13 June 2019

China moves to shut spigot on rare earths for first time in 5 years


BEIJING/NEW YORK -- The Chinese government signaled Tuesday that it will take steps toward restricting rare-earth metal exports in its deepening trade war with the U.S., a step that could disrupt key supplies for high-tech industries even at the risk of isolation from the international community.

Meanwhile, the U.S. Department of Commerce promised "unprecedented action" to reduce dependence on foreign sources of "critical minerals" and recommended urgent steps, including boosting domestic production.

The moves by both sides reflect the vital importance of rare earths to the tech sector today and in the future. China knows it wields a strategic advantage as the dominant supplier, while the U.S. understands that its technological advantage hinges on continued access to the minerals.

At a meeting of China's National Development and Reform Commission on Tuesday, rare-earth experts recommended greater controls on exports of the metals, according to the state-run Xinhua News Agency. The recommendation calls for a centralized system to manage their mining and processing, and the commission said it will soon launch a policy reflecting the proposal.


China produces 70% of the world's rare earths, which are a critical component in a range of products including electric cars, smartphones and even military equipment. The U.S. relies on the country for 80% of its imports of the metals and compounds.

In May, President Xi Jinping visited a magnet maker in Ganzhou, Jiangxi Province -- the heart of China's rare-earth production -- where he called the metals an "important strategic resource."

The U.S. Department of Commerce, meanwhile, released a report on Tuesday detailing the government's strategy for securing supplies of critical minerals, such as diversifying sources domestically and enhancing trade relationships with allies including Japan, the European Union and Australia.

"These critical minerals are often overlooked but modern life without them would be impossible," Commerce Secretary Wilbur Ross said in a statement. "Through the recommendations detailed in this report, the federal government will take unprecedented action to ensure that the United States will not be cut off from these vital materials."

The U.S. is heavily reliant on mineral imports. Imports account for more than half of the nation's annual consumption of 31 of 35 critical minerals listed by the Department of the Interior, the report said. "The United States does not have any domestic production and relies completely on imports to supply its demand for 14 critical minerals," it added.

To counter this, the Commerce report made 61 recommendations -- including stockpiling, catalyzing exploration, relaxing mining regulations and increasing mining productions in the U.S. The report suggested such steps as shortening mining application time frame, assessing mineral resources in places like national parks, and facilitating offshore mining.

China used rare earths as a diplomatic tool in 2010, when it unofficially halted exports of certain elements to Japan amid tensions over Japan's Senkaku Islands, which China claims as the Diaoyu. Japan was the largest importer of Chinese rare earths at the time.

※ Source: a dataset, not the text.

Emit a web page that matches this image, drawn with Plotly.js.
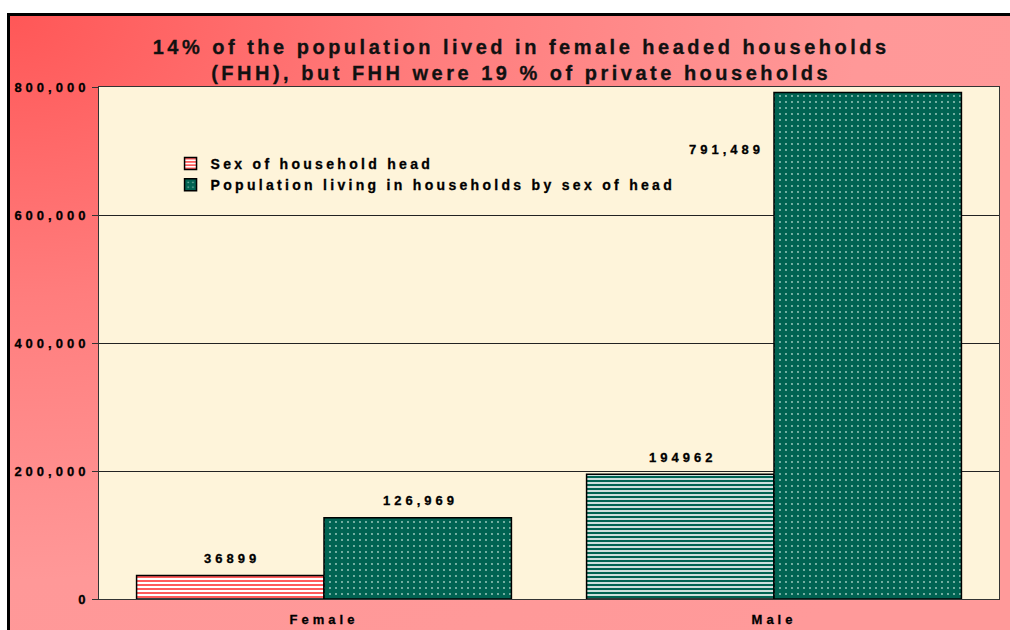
<!DOCTYPE html>
<html>
<head>
<meta charset="utf-8">
<script src="https://cdn.plot.ly/plotly-3.0.1.min.js"></script>
<style>
  html, body { margin: 0; padding: 0; background: #ffffff; width: 1010px; height: 630px; overflow: hidden; }
  #bg { position: absolute; left: 7px; top: 13px; width: 1010px; height: 620px;
        border-top: 3px solid #000; border-left: 3px solid #000;
        background: radial-gradient(ellipse 120% 130% at 0% 0%, #ff5757 0%, #ff7d7d 35%, #ff9898 70%, #ff9a9a 100%); }
  #chart { position: absolute; left: 0; top: 0; width: 1010px; height: 630px; }
  #chart text { letter-spacing: 4px; stroke: #000; stroke-width: 0.3px; }
  #chart .legend text { letter-spacing: 3.3px; }
  #chart .gtitle { letter-spacing: 3.5px; stroke: #111; stroke-width: 0.3px; }
</style>
</head>
<body>
<div id="bg"></div>
<div id="chart"></div>
<script>
const categories = ["Female", "Male"];
const seriesNames = ["Sex of household head", "Population living in households by sex of head"];
const householdHeads = [36899, 194962];
const populationInHouseholds = [126969, 791489];
const yTickValues = [0, 200000, 400000, 600000, 800000];
const yTickLabels = ["0", "200,000", "400,000", "600,000", "800,000"];

const RED = "#ff5a5a";
const GREEN = "#006352";
const labelFont = { family: "Liberation Sans, Arial, sans-serif", size: 13, color: "#000", weight: "bold" };

const traces = [
  {
    type: "bar", name: seriesNames[0], x: [categories[0]], y: [householdHeads[0]],
    offsetgroup: "heads", legendgroup: "heads",
    marker: {
      color: "#ffffff",
      line: { color: "#000", width: 1.5 },
      pattern: { shape: "-", size: 4, solidity: 0.5, fgcolor: RED, bgcolor: "#ffffff", fillmode: "replace" }
    },
    hoverinfo: "skip"
  },
  {
    type: "bar", name: seriesNames[0], x: [categories[1]], y: [householdHeads[1]],
    offsetgroup: "heads", legendgroup: "heads", showlegend: false,
    marker: {
      color: "#ffffff",
      line: { color: "#000", width: 1.5 },
      pattern: { shape: "-", size: 4, solidity: 0.6, fgcolor: GREEN, bgcolor: "#ffffff", fillmode: "replace" }
    },
    hoverinfo: "skip"
  },
  {
    type: "bar", name: seriesNames[1], x: categories, y: populationInHouseholds,
    offsetgroup: "pop", legendgroup: "pop",
    marker: {
      color: GREEN,
      line: { color: "#000", width: 1.5 },
      pattern: { shape: ".", size: 6, solidity: 0.07, fgcolor: "#a9d2c6", bgcolor: GREEN, fillmode: "replace" }
    },
    hoverinfo: "skip"
  }
];

const fmtPlain = v => String(v);
const fmtComma = v => v.toLocaleString("en-US");

const annotations = [];
categories.forEach((c, i) => {
  annotations.push({ x: c, y: householdHeads[i], xref: "x", yref: "y", text: fmtPlain(householdHeads[i]),
    showarrow: false, xshift: -92, yshift: 17, yanchor: "middle", font: labelFont });
  const tall = i === 1;
  annotations.push({ x: c, y: populationInHouseholds[i], xref: "x", yref: "y", text: fmtComma(populationInHouseholds[i]),
    showarrow: false, xshift: tall ? -48 : 96, yshift: tall ? -57 : 17, yanchor: "middle", font: labelFont });
});

const layout = {
  width: 1010, height: 630,
  paper_bgcolor: "rgba(0,0,0,0)",
  plot_bgcolor: "#fef4da",
  margin: { l: 99, r: 11, t: 87, b: 31, pad: 0 },
  title: {
    text: "14% of the population lived in female headed households<br>(FHH), but FHH were 19 % of private households",
    font: { family: "Liberation Sans, Arial, sans-serif", size: 20, color: "#111", weight: "bold" },
    x: 0.516, xanchor: "center", y: 0.914, yanchor: "top"
  },
  barmode: "group",
  bargap: 0.167,
  bargroupgap: 0,
  showlegend: true,
  legend: {
    x: 0.0795, y: 0.881, xanchor: "left", yanchor: "top",
    bgcolor: "rgba(0,0,0,0)", borderwidth: 0,
    font: { family: "Liberation Sans, Arial, sans-serif", size: 14, color: "#000", weight: "bold" },
    tracegroupgap: 0, itemwidth: 30, traceorder: "normal"
  },
  xaxis: {
    type: "category",
    showline: true, linecolor: "#333", linewidth: 1, mirror: true,
    ticks: "", showgrid: false,
    ticklabelstandoff: 8,
    tickfont: labelFont
  },
  yaxis: {
    range: [0, 800000],
    tickvals: yTickValues, ticktext: yTickLabels,
    ticks: "outside", ticklen: 6, tickcolor: "#333",
    showline: true, linecolor: "#333", linewidth: 1, mirror: true,
    showgrid: true, gridcolor: "#222", gridwidth: 1,
    zeroline: false,
    tickfont: labelFont
  },
  annotations: annotations
};

Plotly.newPlot("chart", traces, layout, { displayModeBar: false, staticPlot: true }).then(gd => {
  gd.querySelectorAll(".legend .scrollbox, .legend").forEach(el => el.removeAttribute("clip-path"));
});
</script>
</body>
</html>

China was likely hoping to draw out concessions from Japan. But Japan, the U.S. and Europe filed a case against the Chinese quotas with the World Trade Organization, claiming they were designed to unfairly benefit Chinese industry. Beijing lost that case in 2014 and abolished quotas the following year, which has made some in China wary of imposing export restrictions on the U.S. this time around.

Experts believe the proposed export management system could lead to similar restrictions. Blocking exports could undermine China's claims that U.S. tariffs on the country violate WTO rules and isolate Beijing on the global stage.

China had identified rare earths as a key policy tool even back in the 1980s, under then-leader Deng Xiaoping. But using them to advance Beijing's interests comes with certain risks. For example, while the 2010 export ban was a significant blow to Japanese companies, China's reputation as a supplier suffered as well. The move led businesses to develop alternatives to rare earths in case a similar incident occurred.